Why would heir being homosexual make you quit? Hell, whenever I use ruler designer I -always- start as homosexual. The disadvantages are incredibly minor.
Homosexuals have children too. I tend to marry them to each other because I believe it would normally be unfair to couple them with straight persons.
Also, while in real life as a Catholic I believe that homosexual activity is immoral, I believe there is nothing immoral about merely being attracted to one's own gender and I refuse to "like" my in-game children, vassals, courtiers and others just because they have the trait. It is basically a challenge in life for them.
Also, I almost always quit because I've welded together half a dozen kingdoms and there is absolutely no challenge left.
Well, I don't know how you play but how about playing without fabricating claims, serially or too conveniently assassinating people, especially in combination with matrilineal marriages of claimants in your court who can't refuse a matrilineal marriage? Once we remove the gamey elements (and reduce the aggressive/greedy/dishonourable actions to characters with appropriate negative traits, or remove them at all from the game), then it stops being so easy.
In my first game, I started as Poland, never attempted a single assassination or fabrication, still got myself to 300 size, although only one kingdom (could have usurped one other but didn't want to because the king was legitimate).
For example, I once quit when I had conquered all of Iberia and France and hijacked the Caliphate. At that point I launched a Crusade against Mauritania then Africa then Sicily. Got tedious.
Well, don't need to hijack the caliphate, especially if it involves matrilineal marriages in combination with assassinations.
Another time I played as Duke of Kiev, converted to Catholicism, conquered all of Rus, most of Khazaria, and when the Golden Horde showed up, I swore fealty, raised my heir Mongol Catholic, took over the Horde, and then pressed a tribal Invasion on Poland and seized every single title and replaced them with Mongol Catholics. At that point the only thing left to do was keep pressing invasions and moving on.
Well, that's power-gaming. You can try and roleplay instead. Pressing tribal Mongol invasions on everybody is not particularly defensible from the point of view of Catholic theology.
Basically play like a normal person (or normal person with specific traits on the character list), not like someone who has a set of charts and indicators and very efficiently maximises his power base. Mediaeval monarchs didn't act like that (at least not to that extent, while they did fabricate claims, assassinate people tc.).
Another time I quit after I unified the HRE and the Shia Caliphate.

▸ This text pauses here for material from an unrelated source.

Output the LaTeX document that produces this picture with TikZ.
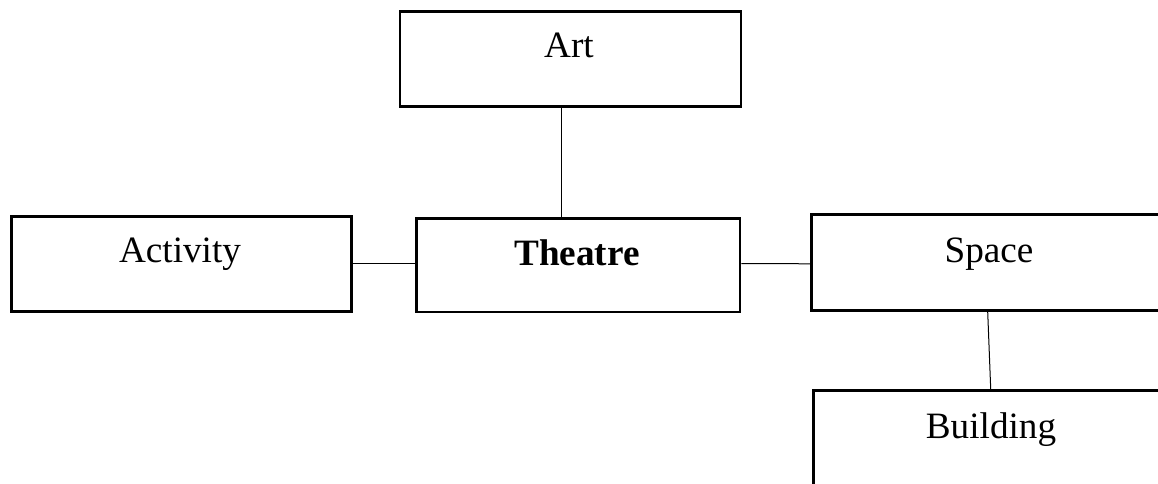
\documentclass[tikz,border=0pt]{standalone}
\usepackage{fontspec}
\setmainfont{Liberation Serif}
\usetikzlibrary{calc}
\begin{document}
\begin{tikzpicture}[x=1pt,y=-1pt,
  box/.style={draw=black,line width=2.6pt,rectangle,inner sep=0pt},
  txt/.style={anchor=base,inner sep=0pt,font=\fontsize{37.2}{40}\selectfont},
  link/.style={draw=black,line width=1pt}]
\useasboundingbox (0,0) rectangle (1158,483);
\clip (0,0) rectangle (1158,483);
% boxes
\node[box,minimum width=341pt,minimum height=95pt] (art) at (570.5,59) {};
\node[box,minimum width=340pt,minimum height=95pt] (activity) at (181.5,264) {};
\node[box,minimum width=323.5pt,minimum height=93.5pt] (theatre) at (578.25,265.25) {};
\node[box,minimum width=380pt,minimum height=96pt] (space) at (1001.3,262.65) {};
\node[box,minimum width=380pt,minimum height=120pt] (building) at (1003.7,450.3) {};
% texts
\node[txt] (tart) at (569,57.5) {Art};
\node[txt] (tactivity) at (180,262.5) {Activity};
\node[txt,font=\fontsize{37.2}{40}\selectfont\bfseries] (ttheatre) at (577,265.5) {Theatre};
\node[txt] (tspace) at (989,262) {Space};
\node[txt] (tbuilding) at (991,438) {Building};
% connectors
\draw[link] ($(art.south west)+(163,0)$) -- ($(theatre.north west)+(146.5,0)$);
\draw[link] ($(activity.north east)+(0,48.5)$) -- ($(theatre.north west)+(0,46.5)$);
\draw[link] ($(theatre.north east)+(0,46.5)$) -- ($(space.north west)+(0,50.4)$);
\draw[link] ($(space.south west)+(177.7,0)$) -- ($(building.north west)+(178.3,0)$);
\end{tikzpicture}
\end{document}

Why? I'd have kept playing. At any rate, again, if you did something like religious/cultural conversions from a power-gaming hand-on-the-mouse meta-gaming point of view, you could try and play without doing that. In my current game, I actually have a Byzantine claimant with kids belonging to my dynasty but I don't press it because I don't want a massive war with tens of thousands of Christian troops dying on both sides (I'd win it no doubt on my own but also the Kaiser is my brother-in-law).
Each time I started as a Duke or a Count. You spend the first few decades getting into position, then a few more pulling off something ridiculous,
Sorry if I sound preachy or boring but the "pulling off something ridiculous" may be the key to your dissatisfaction. Try to play the way you want, the way you like, the way you find fun, not the way that leads to maximising your final score or your power.
then a few more proving you can hold it together, then it's 1250 and there's nothing left to do.
There are some mongols coming yet.
At any rate, I really strong suggest that maybe playing one game in which you don't do massive powergaming (you have amply proven that you're capable to conquer half the world if you really mean it) but just simply play? In-character or in a historically reasonable way? Explore the benefits of having a good relationship with your liege and how it feels to be a loyal vassal? Or defender of your religion/culture/the poor peasants?